El Episcopado nacional ha sido claro y directo al identificar el régimen imperante en Venezuela. Analizando la gravísima crisis nacional afirmó: “La raíz de los problemas está en la implantación de un proyecto político totalitario, empobrecedor, rentista y centralizado que el gobierno se empeña en mantener” (Exhortación del 12.7.2016, citado en la del 12. 1. 2018). Ulteriormente ratificó la calificación, subrayando el aspecto opresivo: “Vivimos en un régimen totalitario e inhumano en el que se persigue a la disidencia política con tortura, represión violenta y asesinatos (…)” (Carta fraterna del 10.10.2020).
Esta naturaleza del Socialismo del Siglo XXI ha sido denunciada de modo repetitivo por la Conferencia Episcopal Venezolana (CEV). Su Presidencia afirmó: “la nación se ha venido a menos, debido a la pretensión de implantar un sistema totalitario, injusto, ineficiente, manipulador, donde el juego de mantenerse en el poder a costa del sufrimiento del pueblo, es la consigna” (Mensaje del 19.3.2018). Posteriormente en plenaria puntualizó: “el régimen se consolida como un gobierno totalitario, justificando que no se puede entregar el poder a alguien que piense distinto” (Exhortación 10 julio 2020). Este ha sido el mismo tono al juzgar el Plan de la Patria e iniciativas como la frustrada Asamblea Nacional Constituyente, enderezadas en la línea del “sistema totalitario, militarista, policial, violento y represor, que ha originado los males que hoy padece el país” (CEV, Comunicado del 5. 5. 2017).
El Episcopado, pronto, explícitamente y sin ambages identificó el proyecto del Régimen; cosa no hecha por el liderazgo político, con efectos nefastos previsibles en lo táctico y estratégico y, obviamente, en cuanto a resultados (pensemos en los de “diálogos” y protestas públicas). Politólogos han propuesto caracterizaciones del régimen, que han diluido la substancia del mismo y no han favorecido soluciones efectivas.
Estamos frente no a una dictadura y sistemas semejantes, sino a un proyecto totalitario, que, como su nombre mismo subraya, apunta a la totalidad societaria y, por tanto, no se reduce a lo político y económico, sino que incluye lo cultural en su sentido más propio. Esto, lo cultural, es lo más hondo y definitorio humano, pues toca el ser y no sólo el tener y el poder, afectando lo ético y espiritual de un pueblo, su identidad más profunda. Por ello el totalitarismo enfila sus baterías privilegiadamente al control de la educación y de la comunicación, para modelar conciencias y valoraciones (no por nada el marxismo cultural está reformulando la relación estructura-superestructura para insistir en lo ideológico).
Totalitarismo implica unificación centralizadora del poder (Montesquieu queda desempleado).
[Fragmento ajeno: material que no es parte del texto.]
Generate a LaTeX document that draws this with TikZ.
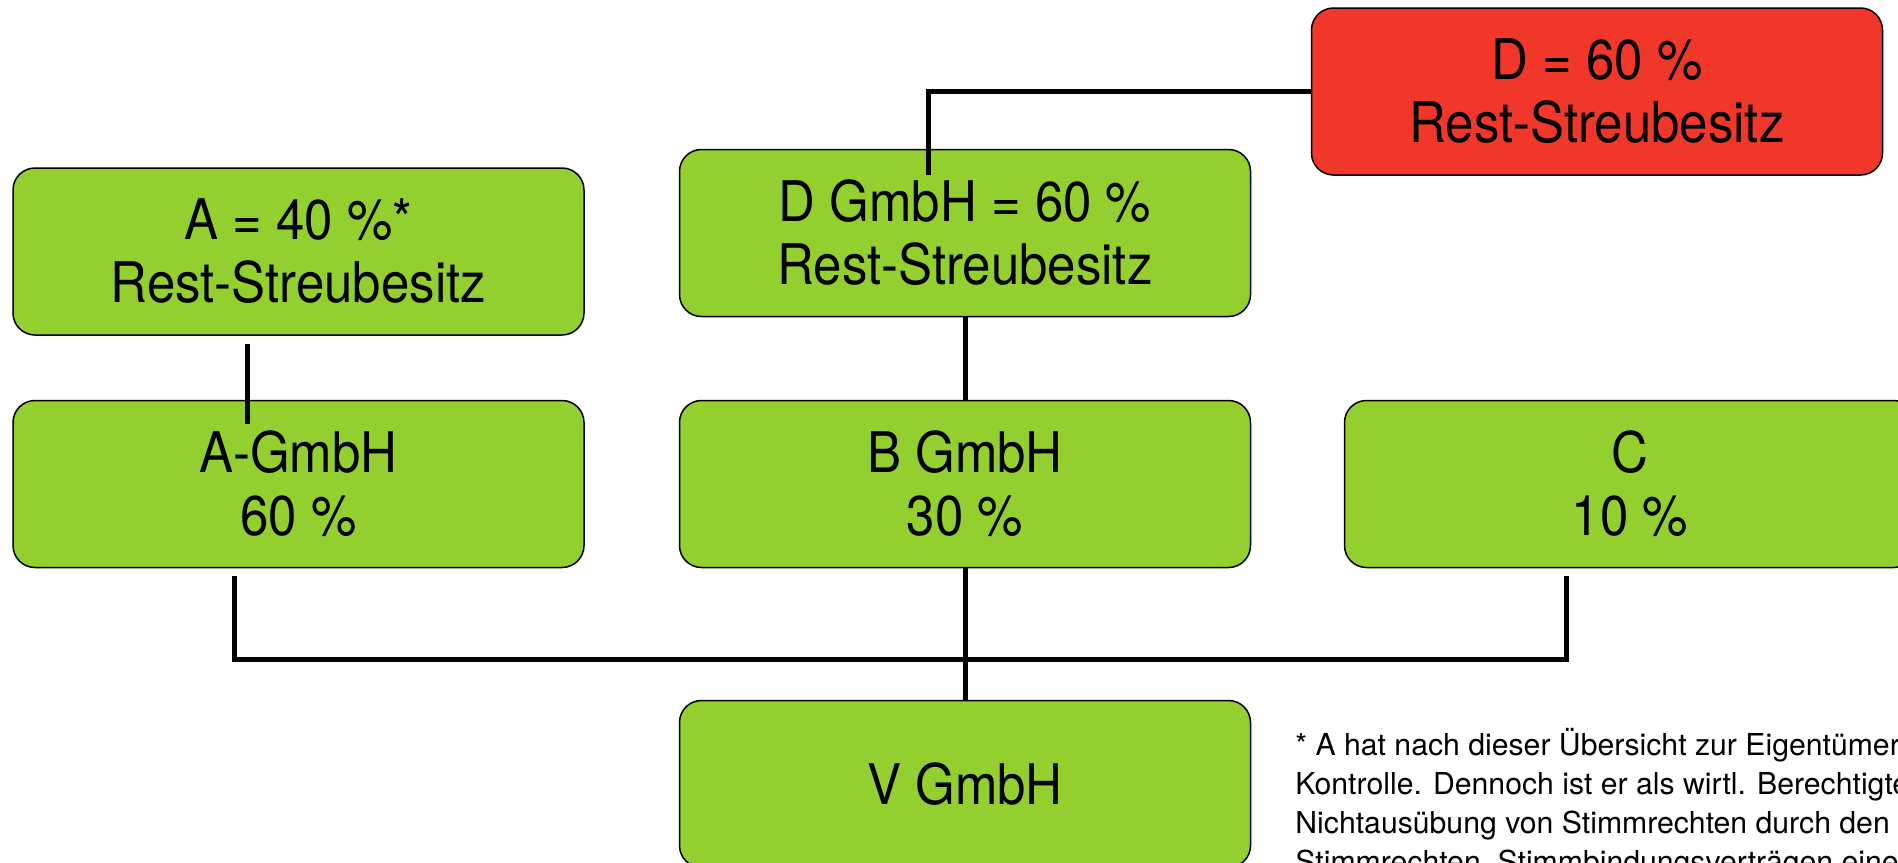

La reciente recomposición del Tribunal Supremo de Justicia se ubica en esa línea, así como la partidización de la Fuerza Armada y la neutralización de las organizaciones de la sociedad civil. Cambian los códigos, también los estéticos: lo feo, inapropiado y repugnante recibe carta de ciudadanía revolucionaria. Se reescribe la historia y se cortan sus raíces para que el árbol sea otro. Escudos y nombres tradicionales van al paredón. Se poda el árbol genealógico. El “hombre nuevo” deberá surgir de cenizas.
El ejemplo de Cuba -modelo seguido y a seguir- es patente: homogeneización del pensamiento, masificación societaria, feroz estatización, amedrentamiento colectivo, militarización ambiental, emigración inducida, nomenklatura privilegiada y culto de la personalidad individual o grupal.
Identificar bien al que se tiene en frente es conditio sine qua non para un actuar apropiado. Análisis inadecuados, valoraciones incompletas y decisiones erradas conducen a frustraciones y desesperanzas. Base seria tiene el Episcopado al urgir la refundación del país.
La raíz de la voluntad está en el entendimiento. Previo a una buena praxis está un buen juicio. No identificar totalitarismo con simple dictadura es un buen comienzo.